Honest. Heartbreaking. Thought-provoking.
The tale that CBS correspondent Barry Petersen in his new book, “Jan’s Story: Love Lost to the Long Goodbye of Alzheimer’s,” tells about the life that he shared with his wife, Jan Carlton, gives readers an inside glimpse into their whirlwind life spent covering news stories around the world as well as Jan’s diagnosis of and battle with early onset Alzheimer’s. (I was provided a review copy of the book by the publishers. In addition, Carol Bradley Bursack has reviewed the book.) In addition, Petersen shared Jan’s saga in a very moving story on recent edition of Sunday Morning on CBS.
The 193-page book, which is an easy read, succeeds in taking you into the deepest horrors that “The Disease” (as Petersen calls Alzheimer’s) creates for a caregiver. You can feel Petersen’s angst as his 55-year-old wife, whose previous behavior appeared normal, suddenly showed symptoms of dementia. Petersen, who was stationed at the time as CBS’s Asian correspondent, left their apartment to cover a story in Tokyo on a Saturday in September 2005. “When I returned, it was like I came back to a different person,” Petersen told me in a phone interview. “She was hearing voices in the living room. When she went down to the corner grocery, people were telling her what to buy, which is pretty amazing when you think that these people are all Japanese and Jan doesn’t speak Japanese. She also did something that I think is almost impossible to do. She would make a full and complete normal sentence, but the words would be out of order. She was putting y the noun after the verb, the adverb before the verb – those kinds of things – and it was really scary.”
The signs continued throughout the weekend. “She would get ready for bed and put on her regular clothes like she was going to the grocery store instead of her pajamas,” Petersen said. “She went to make hamburgers and she put the hamburgers in a big cast-iron pot that you use for making pasta. She put a frying pan on top and put the heat on full high, walked in, and said, ‘I think I’ll take a nap now.’ That scared the daylights out of me.”

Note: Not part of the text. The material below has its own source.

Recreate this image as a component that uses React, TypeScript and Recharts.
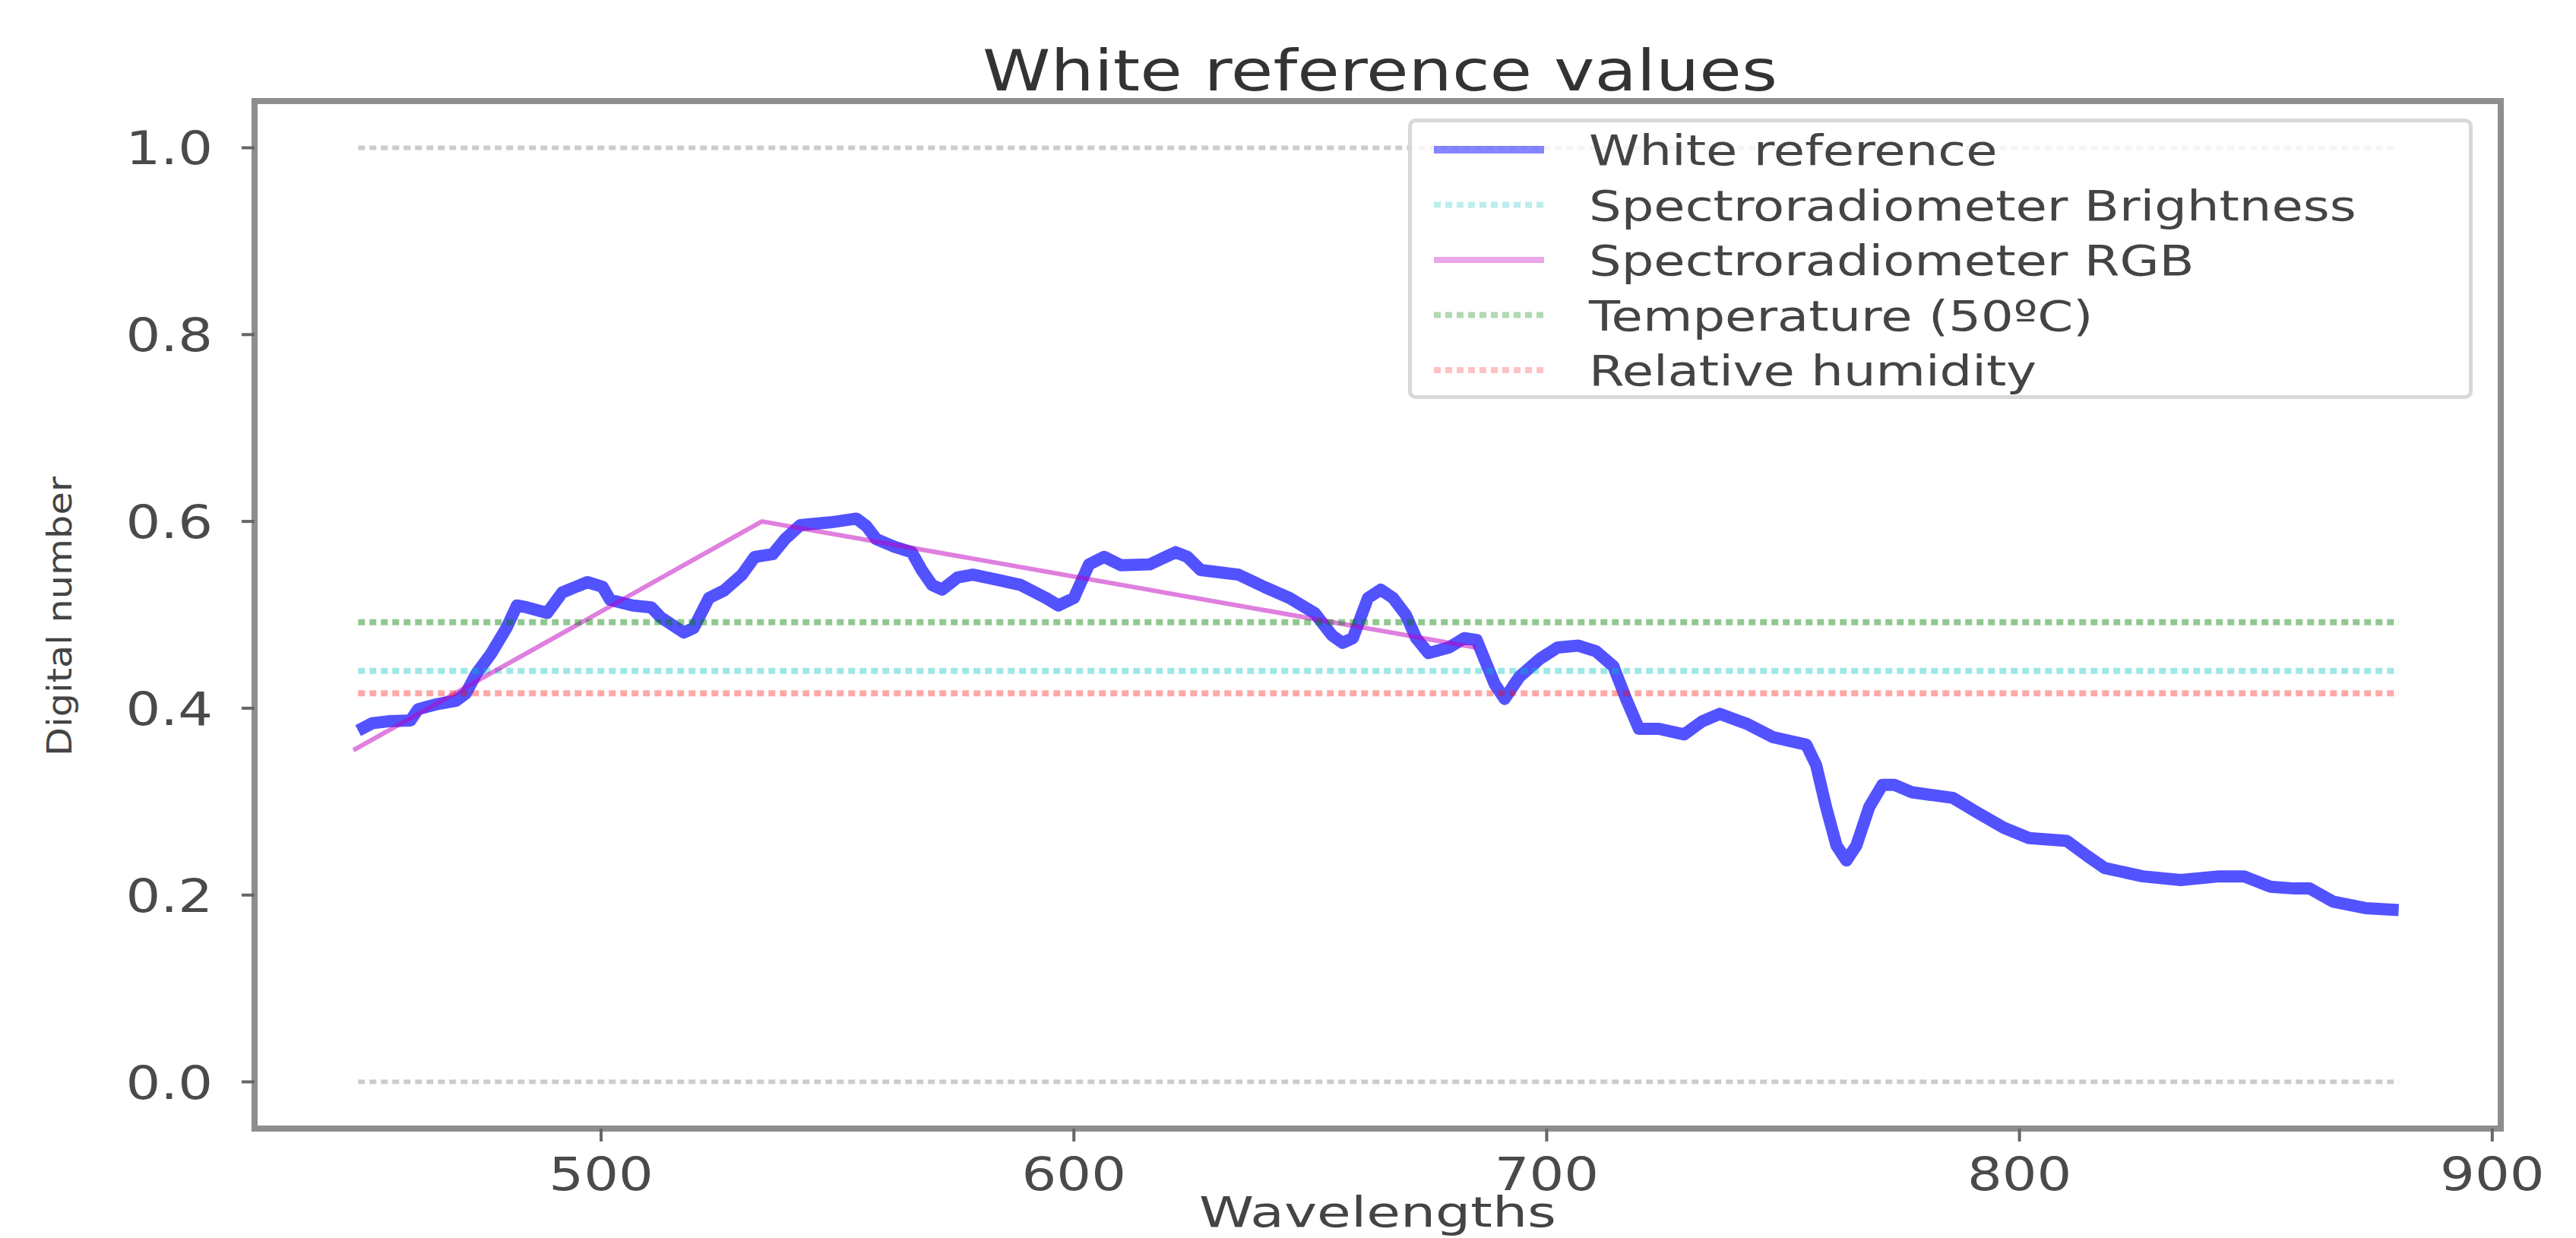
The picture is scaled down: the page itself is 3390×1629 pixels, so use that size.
import { LineChart, Line, XAxis, YAxis, ReferenceArea, Legend } from 'recharts';

const FONT = 'DejaVu Sans';

// white reference curve
const WAVELENGTHS = [
  448.6, 451.6, 455, 459.7, 461.3, 465, 469.3, 471.4, 473.6, 476.8, 480, 482.2, 484.3, 488.6, 491.8,
  497.1, 500.3, 501.9, 506.7, 510.6, 512.7, 517.5, 519.6, 522.8, 526, 529.8, 532.5, 536.3, 538.9,
  542.1, 548.5, 554, 556.1, 558.2, 562, 565.7, 567.8, 570, 572.1, 575.4, 578.6, 583.4, 588.7, 594.1,
  596.7, 600, 603.2, 606.4, 610, 616, 621.5, 624, 626.8, 634.8, 640.2, 645.6, 650.9, 654.6, 656.8,
  659, 662.2, 664.9, 667.5, 670.2, 672.4, 675, 679.3, 682.6, 685.2, 686.8, 689, 691.1, 693.2, 694.3,
  698.6, 702.3, 706.7, 710.4, 714.1, 716.8, 719.5, 723.7, 729.1, 732.9, 736.6, 742.5, 747.9, 754.9,
  757, 759.1, 761.3, 763.4, 765.5, 768.2, 771, 773.5, 777.3, 785.9, 791.2, 796.7, 802, 810, 814.3,
  818, 826.1, 834.1, 842.2, 847.5, 853, 858.2, 861.4, 866.3, 873.2, 880.2,
];
const WHITE_REF = [
  0.376, 0.384, 0.386, 0.387, 0.399, 0.404, 0.408, 0.416, 0.437, 0.459, 0.486, 0.51, 0.508, 0.502, 0.524,
  0.535, 0.53, 0.516, 0.51, 0.508, 0.497, 0.481, 0.486, 0.518, 0.526, 0.543, 0.562, 0.565, 0.581,
  0.596, 0.599, 0.603, 0.595, 0.581, 0.573, 0.567, 0.548, 0.532, 0.527, 0.54, 0.543, 0.538, 0.532, 0.518,
  0.51, 0.518, 0.554, 0.562, 0.553, 0.554, 0.567, 0.562, 0.548, 0.543, 0.53, 0.518, 0.502, 0.478, 0.47,
  0.475, 0.518, 0.527, 0.518, 0.5, 0.475, 0.459, 0.465, 0.475, 0.473, 0.453, 0.426, 0.41, 0.426, 0.434,
  0.453, 0.465, 0.467, 0.461, 0.445, 0.41, 0.378, 0.378, 0.372, 0.386, 0.394, 0.383, 0.369, 0.361,
  0.339, 0.294, 0.253, 0.237, 0.253, 0.294, 0.318, 0.318, 0.31, 0.304, 0.288, 0.272, 0.261, 0.258, 0.242,
  0.229, 0.22, 0.216, 0.22, 0.22, 0.209, 0.207, 0.207, 0.193, 0.186, 0.184,
];

const RGB_WAVELENGTHS = [447.6, 534, 685];
const RGB_VALUES = [0.355, 0.6, 0.465];

const LEVEL_SPAN = [448.6, 880.2];
const BRIGHTNESS = 0.44;
const TEMPERATURE = 0.492;
const HUMIDITY = 0.416;

const X_TICKS = [500, 600, 700, 800, 900];
const Y_TICKS = [0, 0.2, 0.4, 0.6, 0.8, 1.0];
const X_DOMAIN = [426.7, 901.8];
const Y_DOMAIN = [-0.05, 1.05];

const whiteData = WAVELENGTHS.map((wl, i) => ({ wl, v: WHITE_REF[i] }));
const rgbData = RGB_WAVELENGTHS.map((wl, i) => ({ wl, v: RGB_VALUES[i] }));
const level = (v: number) => LEVEL_SPAN.map((wl) => ({ wl, v }));

const SERIES = [
  { key: 'one', name: '', data: level(1), stroke: '#000000', opacity: 0.2, width: 6, dash: '9 6' },
  { key: 'zero', name: '', data: level(0), stroke: '#000000', opacity: 0.2, width: 6, dash: '9 6' },
  { key: 'white', name: 'White reference', data: whiteData, stroke: '#0000ff', opacity: 0.68, width: 16 },
  { key: 'bright', name: 'Spectroradiometer Brightness', data: level(BRIGHTNESS), stroke: '#00bfbf', opacity: 0.38, width: 8, dash: '9 6' },
  { key: 'rgb', name: 'Spectroradiometer RGB', data: rgbData, stroke: '#bf00bf', opacity: 0.5, width: 6 },
  { key: 'temp', name: 'Temperature (50ºC)', data: level(TEMPERATURE), stroke: '#008000', opacity: 0.43, width: 8, dash: '9 6' },
  { key: 'hum', name: 'Relative humidity', data: level(HUMIDITY), stroke: '#ff0000', opacity: 0.34, width: 8, dash: '9 6' },
];

const XTick = ({ x, y, payload }: any) => (
  <text transform={`translate(${x},${y + 64}) scale(1.2,1)`} textAnchor="middle" fontSize={60} fontFamily={FONT} fill="#4a4a4a">
    {payload.value}
  </text>
);

const YTick = ({ x, y, payload }: any) => (
  <text transform={`translate(${x},${y + 22}) scale(1.2,1)`} textAnchor="end" fontSize={60} fontFamily={FONT} fill="#4a4a4a">
    {Number(payload.value).toFixed(1)}
  </text>
);

function LegendBox() {
  const rows = SERIES.filter((s) => s.name);
  return (
    <div
      style={{
        width: 1401,
        height: 369,
        boxSizing: 'border-box',
        border: '5px solid #d8d8d8',
        borderRadius: 10,
        background: 'rgba(255,255,255,0.8)',
      }}
    >
      <svg width={1391} height={359}>
        {rows.map((s, i) => {
          const cy = 36 + i * 72.5;
          return (
            <g key={s.key}>
              <line x1={29} x2={174} y1={cy} y2={cy} stroke={s.stroke} strokeOpacity={s.opacity * 0.7} strokeWidth={s.key === 'white' ? 10 : 8} strokeDasharray={s.dash} />
              <text transform={`translate(233,${cy + 20}) scale(1.2,1)`} fontSize={56} fontFamily={FONT} fill="#444">
                {s.name}
              </text>
            </g>
          );
        })}
      </svg>
    </div>
  );
}

export default function App() {
  return (
    <div style={{ position: 'absolute', left: 0, top: 0, width: 3390, height: 1629, background: '#fff' }}>
      <LineChart width={3390} height={1629} margin={{ top: 133, right: 99, bottom: 44, left: 135 }}>
        <XAxis
          type="number"
          dataKey="wl"
          domain={X_DOMAIN}
          ticks={X_TICKS}
          interval={0}
          allowDataOverflow
          height={100}
          axisLine={false}
          tickSize={17}
          tickMargin={0}
          tickLine={{ stroke: '#666', strokeWidth: 4 }}
          tick={XTick}
        />
        <YAxis
          type="number"
          domain={Y_DOMAIN}
          ticks={Y_TICKS}
          interval={0}
          allowDataOverflow
          width={200}
          axisLine={false}
          tickSize={17}
          tickMargin={38}
          tickLine={{ stroke: '#666', strokeWidth: 4 }}
          tick={YTick}
        />
        <ReferenceArea
          x1={X_DOMAIN[0]}
          x2={X_DOMAIN[1]}
          y1={Y_DOMAIN[0]}
          y2={Y_DOMAIN[1]}
          fill="none"
          stroke="#8e8e8e"
          strokeWidth={8}
          ifOverflow="visible"
        />
        {SERIES.map((s) => (
          <Line
            key={s.key}
            name={s.name || s.key}
            data={s.data}
            dataKey="v"
            type="linear"
            stroke={s.stroke}
            strokeOpacity={s.opacity}
            strokeWidth={s.width}
            strokeDasharray={s.dash}
            strokeLinejoin="round"
            dot={false}
            activeDot={false}
            isAnimationActive={false}
          />
        ))}
        <Legend
          layout="horizontal"
          verticalAlign="middle"
          align="center"
          wrapperStyle={{ left: 1853, top: 156, width: 1401, height: 369 }}
          content={() => <LegendBox />}
        />
      </LineChart>
      <svg width={3390} height={1629} style={{ position: 'absolute', left: 0, top: 0, pointerEvents: 'none' }}>
        <text x={1816} y={119} textAnchor="middle" fontSize={74} fontFamily={FONT} fill="#333" textLength={1046} lengthAdjust="spacingAndGlyphs">
          White reference values
        </text>
        <text x={1813} y={1614} textAnchor="middle" fontSize={56} fontFamily={FONT} fill="#444" textLength={470} lengthAdjust="spacingAndGlyphs">
          Wavelengths
        </text>
        <text transform="translate(94,811) rotate(-90)" textAnchor="middle" fontSize={44} fontFamily={FONT} fill="#444" textLength={368} lengthAdjust="spacingAndGlyphs">
          Digital number
        </text>
      </svg>
    </div>
  );
}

Because Petersen and his wife lived half-way around the globe, there was a delay in getting assistance from an American doctor. “Because it was Tokyo and it’s a different time zone, I finally reached a neurologist about 4 a.m. after these three days who made the diagnosis over the phone,” Petersen said. “The next day – Day 4 – Jan was pretty much back to normal and had no memory of the weekend. Seeing that Jan had no memories (of the weekend’s events) said to me that we’re in a lot of trouble. What it didn’t way to me and should have is, ‘Your life as you know it is over.’ It took a while for that to sink in.”